Dr. Screen Love, or How I Learned to Stop Worrying and Love the iPad
Far from neglectful, modern moms are doing more than ever and drowning as a result.
I remember the first time I propped a phone in front of our then-one-year-old son at brunch. My bag of restaurant tricks had been no match for his newest passion, which was gleefully throwing anything his chubby little fingers could grasp, often with force. My husband looked panicked when a crayon hit the table next to us, then an ice cube. I felt my blood pressure rise when, bent down on the floor to retrieve these items and apologize, I saw a (thankfully butter) knife sail toward the same table. In the shuffle, he finally grabbed a glass votive, which I had moved temporarily to get out of the booth, and shattered it like he was Chris Hemsworth in Thor. If he could talk, I’m sure he would have happily demanded, “Another!”
I am a stubborn person, and my resolve not to be the “iPad mom” was strong that summer. I was feeling vulnerable about working so much, and the moments I was with my kids I couldn’t stomach being branded as checked-out, selfish, really any of the things they tell you working moms are by default. I worked on unfastening him to walk him around the restaurant, when my mom’s hand stopped me.
“Lauren,” she said, “you haven’t eaten anything since you’ve sat down. You look exhausted. Ten minutes of a video is not going to make any difference.”

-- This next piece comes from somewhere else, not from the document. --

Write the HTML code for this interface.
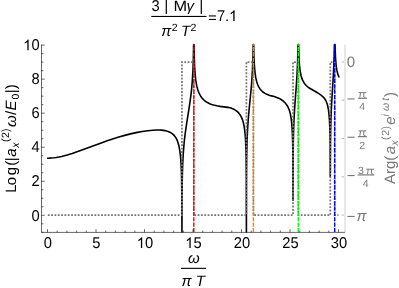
<!DOCTYPE html>
<html><head><meta charset="utf-8"><title>plot</title>
<style>html,body{margin:0;padding:0;background:#fff;overflow:hidden}body{width:399px;height:288px;position:relative}</style></head>
<body>
<svg width="399" height="288" viewBox="0 0 399 288" style="position:absolute;left:0;top:0;will-change:transform;text-rendering:geometricPrecision;font-family:'Liberation Sans',sans-serif">
<rect width="399" height="288" fill="#fff"/>
<path d="M47.01 158.18 L49.25 158.15 L51.58 158.02 L53.91 157.78 L56.34 157.44 L58.87 156.99 L61.49 156.44 L64.31 155.75 L67.22 154.95 L72.18 153.43 L77.72 151.55 L101.23 142.88 L107.16 140.79 L112.60 138.97 L118.82 137.04 L124.75 135.36 L130.48 133.89 L136.12 132.63 L142.14 131.50 L147.78 130.68 L152.93 130.18 L157.49 130.02 L159.53 130.05 L161.48 130.17 L163.32 130.37 L164.97 130.65 L166.53 131.01 L167.99 131.45 L169.25 131.95 L170.51 132.57 L171.48 133.15 L172.46 133.86 L173.33 134.61 L174.11 135.40 L174.89 136.34 L175.57 137.30 L176.25 138.43 L176.83 139.59 L177.41 141.00 L177.99 142.65 L178.48 144.28 L178.97 146.21 L179.74 150.28 L180.33 154.65 L180.72 158.71 L181.10 164.53 L181.40 171.25 L181.59 178.27 L181.83 197.03 L181.95 232.00 L182.07 196.63 L182.24 180.75 L182.39 173.60 L182.66 164.90 L183.24 153.59 L184.02 143.97 L184.60 138.43 L185.19 133.65 L186.55 124.06 L189.07 108.21 L190.04 101.72 L190.92 95.11 L191.70 88.04 L192.38 80.01 L192.96 69.94 L193.35 58.71 L193.61 44.50 L193.99 44.50 L194.24 56.63 L194.61 66.55 L195.10 73.84 L195.68 79.39 L196.07 82.09 L196.55 84.80 L197.04 86.99 L197.62 89.15 L198.30 91.21 L198.98 92.91 L199.86 94.72 L200.73 96.21 L201.61 97.47 L202.58 98.65 L203.65 99.75 L204.81 100.78 L206.08 101.72 L207.44 102.58 L208.80 103.30 L210.25 103.94 L211.71 104.48 L213.36 104.99 L216.86 105.81 L220.07 106.35 L228.04 107.39 L229.88 107.74 L231.05 108.08 L232.51 108.64 L233.77 109.22 L234.93 109.87 L236.39 110.85 L237.66 111.92 L238.82 113.14 L239.89 114.53 L240.86 116.10 L241.74 117.87 L242.42 119.59 L243.10 121.74 L243.68 124.09 L244.17 126.58 L244.55 129.09 L244.94 132.33 L245.23 135.50 L245.53 139.75 L245.91 148.83 L246.11 157.05 L246.30 175.25 L246.40 232.00 L246.44 190.45 L246.52 171.57 L246.69 155.52 L247.08 140.03 L247.57 129.42 L248.25 119.38 L249.02 110.49 L251.06 89.74 L251.65 82.76 L252.04 77.22 L252.42 70.32 L252.72 63.44 L253.20 44.50 L253.59 44.50 L253.69 46.15 L253.88 54.46 L254.17 61.82 L254.56 67.88 L255.15 73.59 L255.83 77.91 L256.60 81.30 L257.57 84.30 L258.16 85.69 L258.74 86.86 L260.00 88.90 L261.36 90.54 L262.14 91.30 L263.02 92.03 L264.96 93.34 L266.90 94.34 L269.14 95.24 L270.50 95.64 L274.29 96.56 L277.98 97.91 L279.44 98.58 L280.70 99.27 L281.87 100.03 L283.03 100.93 L284.30 102.07 L285.46 103.31 L286.53 104.65 L287.40 105.99 L288.18 107.43 L288.96 109.22 L289.54 110.88 L290.13 112.95 L290.90 116.74 L291.58 121.85 L292.07 127.72 L292.46 135.78 L292.71 145.57 L292.85 155.95 L293.00 200.50 L293.14 156.93 L293.33 141.25 L293.62 129.43 L294.01 119.61 L294.50 110.76 L295.08 102.17 L296.44 83.98 L297.12 73.04 L297.61 62.02 L298.01 45.79 L298.09 44.50 L298.59 44.50 L298.77 51.46 L299.06 58.73 L299.45 64.60 L299.94 69.29 L300.42 72.51 L301.11 75.73 L301.88 78.36 L302.85 80.72 L303.83 82.48 L304.89 83.98 L306.25 85.50 L307.71 86.81 L308.98 87.75 L310.53 88.77 L315.78 91.73 L318.89 93.67 L321.41 95.46 L322.38 96.26 L323.26 97.09 L324.04 97.94 L324.72 98.82 L325.30 99.70 L325.88 100.75 L326.85 103.03 L327.34 104.54 L327.73 106.01 L328.41 109.49 L328.99 114.09 L329.48 120.46 L329.77 126.91 L329.96 133.97 L330.11 142.78 L330.28 176.50 L330.49 141.27 L330.64 130.96 L330.94 119.25 L331.23 111.45 L331.62 103.48 L333.17 78.30 L333.66 69.15 L334.14 56.22 L334.41 44.50 L335.02 44.50 L335.31 53.16 L335.60 58.86 L335.99 63.77 L336.47 67.83 L336.96 70.66 L337.64 73.49 L338.32 75.54 L339.19 77.48" fill="none" stroke="#000" stroke-width="1.6" stroke-linejoin="round"/>
<path d="M47.80 215.2H181.95V62.0H193.80V215.2H246.40V62.0H253.40V215.2H293.00V62.0H298.30V215.2H330.30V62.0H334.70V215.2H338.50" fill="none" stroke="#767676" stroke-width="1.75" stroke-dasharray="1.85 1.48"/>
<path d="M193.80 232.4V44.0" fill="none" stroke="#ff0000" stroke-width="1.4" stroke-dasharray="4.1 1.22" stroke-dashoffset="4.92"/>
<path d="M253.40 232.4V44.0" fill="none" stroke="#ff8000" stroke-width="1.4" stroke-dasharray="4.1 1.22" stroke-dashoffset="4.92"/>
<path d="M298.30 232.4V44.0" fill="none" stroke="#00ff00" stroke-width="1.4" stroke-dasharray="4.1 1.22" stroke-dashoffset="4.92"/>
<path d="M334.70 232.4V44.0" fill="none" stroke="#0000ff" stroke-width="1.4" stroke-dasharray="4.1 1.22" stroke-dashoffset="4.92"/>
<rect x="344.0" y="44.5" width="2" height="187.9" fill="#e8e8e8"/>
<path d="M41.5 44.5V232.4H345.0" fill="none" stroke="#000" stroke-width="0.6"/>
<path d="M41.5 232.32h1.9M41.5 223.81h1.9M41.5 215.30h3.2M41.5 206.79h1.9M41.5 198.28h1.9M41.5 189.77h1.9M41.5 181.26h3.2M41.5 172.75h1.9M41.5 164.24h1.9M41.5 155.73h1.9M41.5 147.22h3.2M41.5 138.71h1.9M41.5 130.20h1.9M41.5 121.69h1.9M41.5 113.18h3.2M41.5 104.67h1.9M41.5 96.16h1.9M41.5 87.65h1.9M41.5 79.14h3.2M41.5 70.63h1.9M41.5 62.12h1.9M41.5 53.61h1.9M41.5 45.10h3.2" stroke="#000" stroke-width="0.6" fill="none"/>
<path d="M47.50 232.4v-3.2M57.20 232.4v-1.9M66.90 232.4v-1.9M76.60 232.4v-1.9M86.30 232.4v-1.9M96.00 232.4v-3.2M105.70 232.4v-1.9M115.40 232.4v-1.9M125.10 232.4v-1.9M134.80 232.4v-1.9M144.50 232.4v-3.2M154.20 232.4v-1.9M163.90 232.4v-1.9M173.60 232.4v-1.9M183.30 232.4v-1.9M193.00 232.4v-3.2M202.70 232.4v-1.9M212.40 232.4v-1.9M222.10 232.4v-1.9M231.80 232.4v-1.9M241.50 232.4v-3.2M251.20 232.4v-1.9M260.90 232.4v-1.9M270.60 232.4v-1.9M280.30 232.4v-1.9M290.00 232.4v-3.2M299.70 232.4v-1.9M309.40 232.4v-1.9M319.10 232.4v-1.9M328.80 232.4v-1.9M338.50 232.4v-3.2" stroke="#000" stroke-width="0.6" fill="none"/>
<path d="M344.0 61.90h-2.4M344.0 100.20h-2.4M344.0 138.50h-2.4M344.0 176.80h-2.4M344.0 215.10h-2.4" stroke="#8a8a8a" stroke-width="0.6" fill="none"/>
<text transform="translate(39.6,220.50) scale(0.98,1.045)" font-size="15" text-anchor="end" fill="#000">0</text>
<text transform="translate(39.6,186.46) scale(0.98,1.045)" font-size="15" text-anchor="end" fill="#000">2</text>
<text transform="translate(39.6,152.42) scale(0.98,1.045)" font-size="15" text-anchor="end" fill="#000">4</text>
<text transform="translate(39.6,118.38) scale(0.98,1.045)" font-size="15" text-anchor="end" fill="#000">6</text>
<text transform="translate(39.6,84.34) scale(0.98,1.045)" font-size="15" text-anchor="end" fill="#000">8</text>
<text transform="translate(39.6,50.30) scale(0.98,1.045)" font-size="15" text-anchor="end" fill="#000">0</text>
<path transform="translate(23.15,50.30) scale(0.007178,-0.007324)" d="M763 0L583 0L583 1147Q518 1085 412.5 1023Q307 961 223 934L223 1108Q376 1180 490.5 1282.5Q605 1385 647 1474L763 1474Z" fill="#000"/>
<text transform="translate(47.90,248) scale(0.98,1.045)" font-size="15" text-anchor="middle" fill="#000">0</text>
<text transform="translate(96.40,248) scale(0.98,1.045)" font-size="15" text-anchor="middle" fill="#000">5</text>
<path transform="translate(136.73,248.00) scale(0.007178,-0.007324)" d="M763 0L583 0L583 1147Q518 1085 412.5 1023Q307 961 223 934L223 1108Q376 1180 490.5 1282.5Q605 1385 647 1474L763 1474Z" fill="#000"/>
<text transform="translate(144.90,248) scale(0.98,1.045)" font-size="15" text-anchor="start" fill="#000">0</text>
<path transform="translate(185.23,248.00) scale(0.007178,-0.007324)" d="M763 0L583 0L583 1147Q518 1085 412.5 1023Q307 961 223 934L223 1108Q376 1180 490.5 1282.5Q605 1385 647 1474L763 1474Z" fill="#000"/>
<text transform="translate(193.40,248) scale(0.98,1.045)" font-size="15" text-anchor="start" fill="#000">5</text>
<text transform="translate(241.90,248) scale(0.98,1.045)" font-size="15" text-anchor="middle" fill="#000">20</text>
<text transform="translate(290.40,248) scale(0.98,1.045)" font-size="15" text-anchor="middle" fill="#000">25</text>
<text transform="translate(338.90,248) scale(0.98,1.045)" font-size="15" text-anchor="middle" fill="#000">30</text>
<g font-size="15" fill="#000">
<text transform="translate(151.6,10.5) scale(0.98,1.045)">3</text><rect x="165.7" y="0" width="1.2" height="13.9"/><text x="173.6" y="10.5" textLength="13.6" lengthAdjust="spacingAndGlyphs">M</text><text x="186.4" y="10.5" font-style="italic">γ</text><rect x="200.7" y="0" width="1.2" height="13.9"/>
<rect x="151.3" y="15.9" width="55.2" height="1.1"/>
<text x="161.3" y="35.5" font-style="italic">π</text><text x="171.8" y="31.0" font-size="10.5">2</text><text x="180.9" y="35.5" font-style="italic">T</text><text x="190.6" y="31.0" font-size="10.5">2</text>
<rect x="208.8" y="15.4" width="7.1" height="1.1"/><rect x="208.8" y="18.9" width="7.1" height="1.1"/><text transform="translate(217.0,21) scale(0.98,1.045)">7</text><text x="224.9" y="21">.</text><path transform="translate(229.00,21.00) scale(0.007324,-0.007324)" d="M763 0L583 0L583 1147Q518 1085 412.5 1023Q307 961 223 934L223 1108Q376 1180 490.5 1282.5Q605 1385 647 1474L763 1474Z" fill="#000"/>
<text x="187.9" y="263" font-style="italic">ω</text>
<rect x="181" y="267.8" width="25" height="1.1"/>
<text x="181.6" y="286.3" font-style="italic">π</text><text x="195.7" y="286.3" font-style="italic">T</text>
<g transform="translate(16.1,192.85) rotate(-90)"><text y="0" x="0 7.7 17.7 27.0 31.6">Log(|</text><text y="0" x="36.1" font-style="italic">a</text><text x="45.0" y="2.7" font-size="10.5" font-style="italic">x</text><text x="50.8 54.85 60.85" y="-6.8" font-size="10.5">(2)</text><text x="65.8" y="0" font-style="italic">ω</text><text x="77.9" y="0">/</text><text x="82.3" y="0" font-style="italic">E</text><text x="93.3" y="2.8" font-size="10.5">0</text><text x="99.6 103.7" y="0">|)</text></g>
</g>
<g font-size="15" fill="#7a7a7a">
<text x="346.8" y="67.2">0</text>
<rect x="347.5" y="98.40" width="7.2" height="1.1"/>
<rect x="357.9" y="97.70" width="9.1" height="1.2"/>
<path d="M358.60 92.60H366.30M360.60 92.60L359.80 97.50M363.90 92.60L363.70 96.90Q363.80 97.50 365.50 97.30" fill="none" stroke="#7a7a7a" stroke-width="1"/>
<text x="362.25" y="110.30" font-size="10.5" text-anchor="middle">4</text>
<rect x="347.5" y="136.70" width="7.2" height="1.1"/>
<rect x="357.9" y="136.00" width="9.1" height="1.2"/>
<path d="M358.60 130.90H366.30M360.60 130.90L359.80 135.80M363.90 130.90L363.70 135.20Q363.80 135.80 365.50 135.60" fill="none" stroke="#7a7a7a" stroke-width="1"/>
<text x="362.25" y="148.60" font-size="10.5" text-anchor="middle">2</text>
<rect x="347.5" y="175.00" width="7.2" height="1.1"/>
<rect x="357.6" y="174.30" width="16.7" height="1.2"/>
<text x="358.1" y="174.00" font-size="10.5">3</text><path d="M366.30 169.20H374.00M368.30 169.20L367.50 174.10M371.60 169.20L371.40 173.50Q371.50 174.10 373.20 173.90" fill="none" stroke="#7a7a7a" stroke-width="1"/>
<text x="365.75" y="186.90" font-size="10.5" text-anchor="middle">4</text>
<rect x="347.4" y="215.90" width="7.3" height="1.1"/><text x="356.6" y="220.70" font-style="italic">π</text>
<g transform="translate(395.3,183.4) rotate(-90)"><text x="-0.7" y="0">Arg(</text><text x="29.1" y="0" font-style="italic">a</text><text x="37.8" y="2.7" font-size="10.5" font-style="italic">x</text><text x="43.45 47.55 53.8" y="-6.3" font-size="10.5">(2)</text><text x="58.7" y="0" font-style="italic">e</text><text x="67.0 72.3 82.6" y="-6.8" font-size="10.5" font-style="italic">iωt</text><text x="86.45" y="0">)</text></g>
</g>
</svg>
</body></html>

She pulled out her phone and put a little toddler video on mute. My son quieted and realized, belatedly, that there were scrambled eggs and fruit right in front of him. He ate happily, and I, first slowly and self-consciously, and then, shocked that no one had approached me to admonish me for melting his brain with Cocomelon, ate a full restaurant meal. I listened to what my mom was saying, chatted happily with my three-year-old, and joked with my husband. I felt like I, a mom, could eat a meal in public. My son was no worse for wear to have a little entertainment to smooth the way. Perhaps my mom is still parenting me at my advanced age? Hard to say.
Why was I so panicked at being seen giving a baby a tablet? Did I really think that 10 minutes of a video will be the reason, say, the Harvard admissions team throws his hypothetical 2040 application in the trash?